* BEGIN Source excerpt *

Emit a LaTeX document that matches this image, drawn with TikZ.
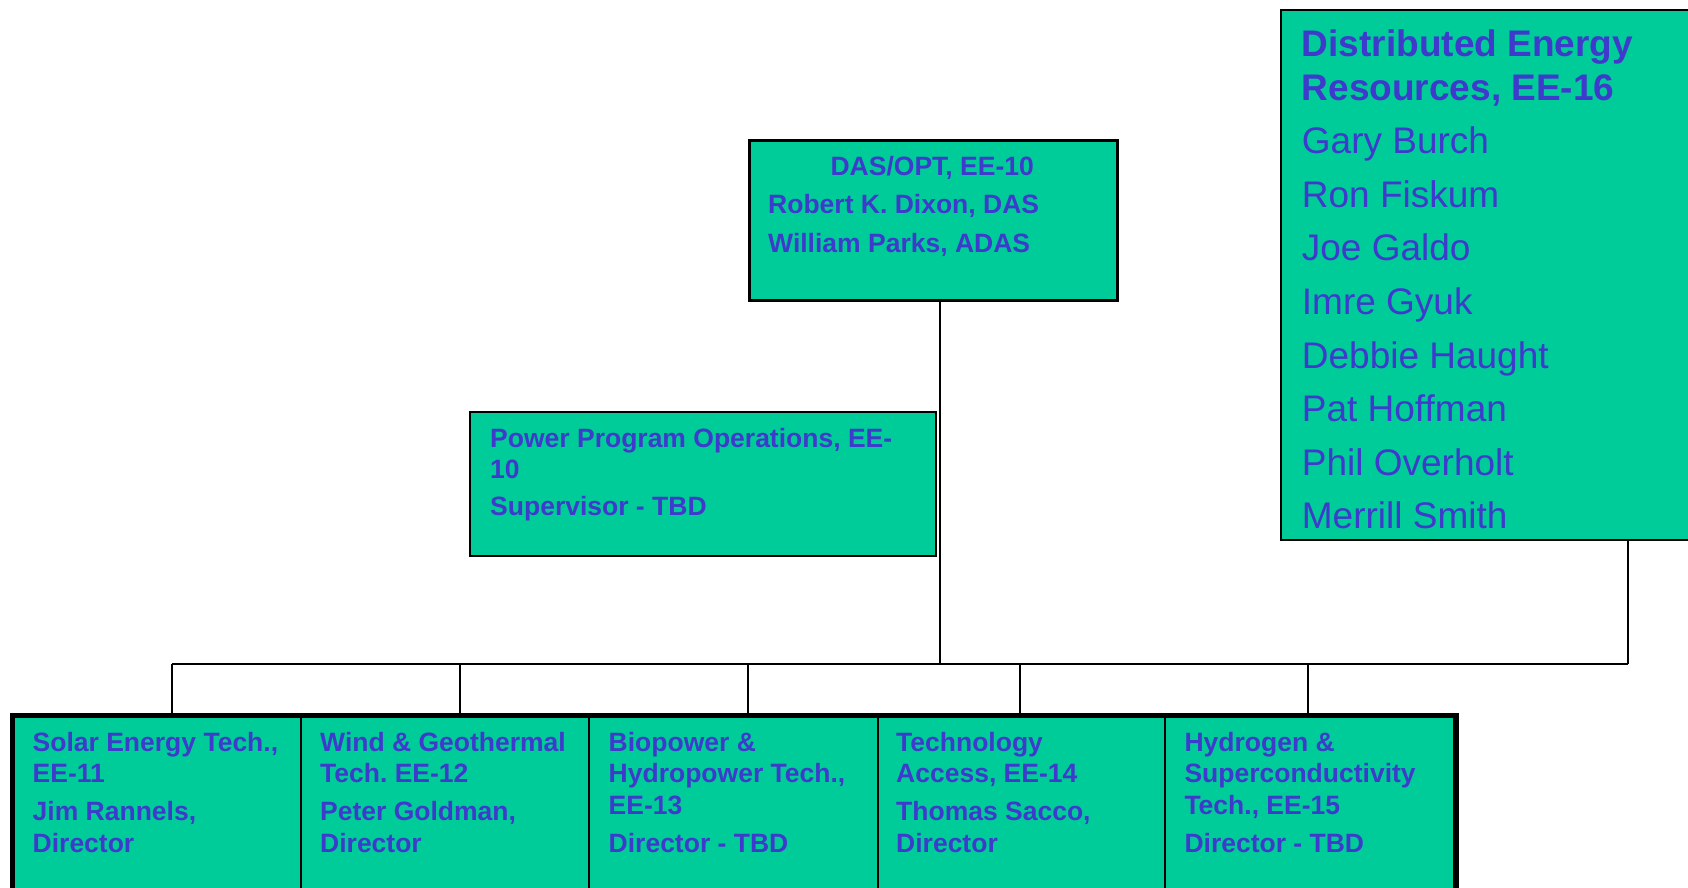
\documentclass[tikz,border=0pt]{standalone}
\usepackage{fontspec}
\setmainfont{Liberation Sans}
\definecolor{boxfill}{RGB}{0,204,153}
\definecolor{txtblue}{RGB}{61,58,204}
\begin{document}
\begin{tikzpicture}[x=1pt,y=-1pt,
  boxshape/.style={draw=black,fill=boxfill,rectangle,inner sep=0pt,anchor=north west},
  bodytext/.style={anchor=north west,inner sep=0pt,align=left,text=txtblue,
    font=\fontsize{26.5}{31.5}\selectfont\bfseries},
  dertext/.style={anchor=north west,inner sep=0pt,align=left,text=txtblue,
    font=\fontsize{37}{43.6}\selectfont},
  conn/.style={draw=black,line width=2pt}]
\useasboundingbox (0,0) rectangle (1688,888);

% top box
\node[boxshape,line width=2.7pt,minimum width=368pt,minimum height=160pt] (top) at (748,139) {};
\node[bodytext] (toptxt) at (768,156) {\makebox[328pt][c]{DAS/OPT, EE-10}\\[6.8pt]Robert K.\ Dixon, DAS\\[6.8pt]William Parks, ADAS};

% power program box
\node[boxshape,line width=2.3pt,minimum width=466pt,minimum height=144pt] (pp) at (469,411) {};
\node[bodytext] (pptxt) at (490,427.7) {Power Program Operations, EE-\\10\\[5.5pt]Supervisor - TBD};

% distributed energy box
\node[boxshape,line width=2pt,minimum width=420pt,minimum height=529.5pt] (der) at (1280,9) {};
\node[dertext] (dertxt) at (1301.7,29.4) {\textbf{Distributed Energy}\\\textbf{Resources, EE-16}\\[10pt]Gary Burch\\[10pt]Ron Fiskum\\[10pt]Joe Galdo\\[10pt]Imre Gyuk\\[10pt]Debbie Haught\\[10pt]Pat Hoffman\\[10pt]Phil Overholt\\[10pt]Merrill Smith};

% bottom boxes
\node[boxshape,line width=2pt,minimum width=287.5pt,minimum height=190pt] (b1) at (12.5,715.5) {};
\node[boxshape,line width=2pt,minimum width=288pt,minimum height=190pt] (b2) at (300,715.5) {};
\node[boxshape,line width=2pt,minimum width=288.5pt,minimum height=190pt] (b3) at (588,715.5) {};
\node[boxshape,line width=2pt,minimum width=287.5pt,minimum height=190pt] (b4) at (876.5,715.5) {};
\node[boxshape,line width=2pt,minimum width=290pt,minimum height=190pt] (b5) at (1164,715.5) {};
\draw[line width=5.6pt] (b1.south west) -- (b1.north west) -- (b5.north east) -- (b5.south east);

\node[bodytext] (t1) at (32.5,732) {Solar Energy Tech.,\\EE-11\\[6.5pt]Jim Rannels,\\Director};
\node[bodytext] (t2) at (320,732) {Wind \& Geothermal\\Tech.\ EE-12\\[6.5pt]Peter Goldman,\\Director};
\node[bodytext] (t3) at (608.5,732) {Biopower \&\\Hydropower Tech.,\\EE-13\\[6.5pt]Director - TBD};
\node[bodytext] (t4) at (896,732) {Technology\\Access, EE-14\\[6.5pt]Thomas Sacco,\\Director};
\node[bodytext] (t5) at (1184.3,732) {Hydrogen \&\\Superconductivity\\Tech., EE-15\\[6.5pt]Director - TBD};

% connectors
\coordinate (j) at (940,663.5);
\coordinate (busL) at (172,663.5);
\coordinate (busR) at (1628,663.5);
\coordinate (d2) at (460.4,663.5);
\coordinate (d3) at (748.4,663.5);
\coordinate (d4) at (1020,663.5);
\coordinate (d5) at (1308,663.5);
\draw[conn] (top.south -| j) -- (j);
\draw[conn] (der.south -| busR) -- (busR);
\draw[conn] (busL) -- (busR);
\draw[conn] (busL) -- (b1.north -| busL);
\draw[conn] (d2) -- (b2.north -| d2);
\draw[conn] (d3) -- (b3.north -| d3);
\draw[conn] (d4) -- (b4.north -| d4);
\draw[conn] (d5) -- (b5.north -| d5);
\end{tikzpicture}
\end{document}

* END Source excerpt *

Task brief. The lines from the top of the data above through the one holding "(dertxt) at (1301.7,29.4)" are to be repeated exactly, and only those, with no pictures.

Right answer.
Emit a LaTeX document that matches this image, drawn with TikZ.
\documentclass[tikz,border=0pt]{standalone}
\usepackage{fontspec}
\setmainfont{Liberation Sans}
\definecolor{boxfill}{RGB}{0,204,153}
\definecolor{txtblue}{RGB}{61,58,204}
\begin{document}
\begin{tikzpicture}[x=1pt,y=-1pt,
  boxshape/.style={draw=black,fill=boxfill,rectangle,inner sep=0pt,anchor=north west},
  bodytext/.style={anchor=north west,inner sep=0pt,align=left,text=txtblue,
    font=\fontsize{26.5}{31.5}\selectfont\bfseries},
  dertext/.style={anchor=north west,inner sep=0pt,align=left,text=txtblue,
    font=\fontsize{37}{43.6}\selectfont},
  conn/.style={draw=black,line width=2pt}]
\useasboundingbox (0,0) rectangle (1688,888);

% top box
\node[boxshape,line width=2.7pt,minimum width=368pt,minimum height=160pt] (top) at (748,139) {};
\node[bodytext] (toptxt) at (768,156) {\makebox[328pt][c]{DAS/OPT, EE-10}\\[6.8pt]Robert K.\ Dixon, DAS\\[6.8pt]William Parks, ADAS};

% power program box
\node[boxshape,line width=2.3pt,minimum width=466pt,minimum height=144pt] (pp) at (469,411) {};
\node[bodytext] (pptxt) at (490,427.7) {Power Program Operations, EE-\\10\\[5.5pt]Supervisor - TBD};

% distributed energy box
\node[boxshape,line width=2pt,minimum width=420pt,minimum height=529.5pt] (der) at (1280,9) {};
\node[dertext] (dertxt) at (1301.7,29.4) {\textbf{Distributed Energy}\\\textbf{Resources, EE-16}\\[10pt]Gary Burch\\[10pt]Ron Fiskum\\[10pt]Joe Galdo\\[10pt]Imre Gyuk\\[10pt]Debbie Haught\\[10pt]Pat Hoffman\\[10pt]Phil Overholt\\[10pt]Merrill Smith};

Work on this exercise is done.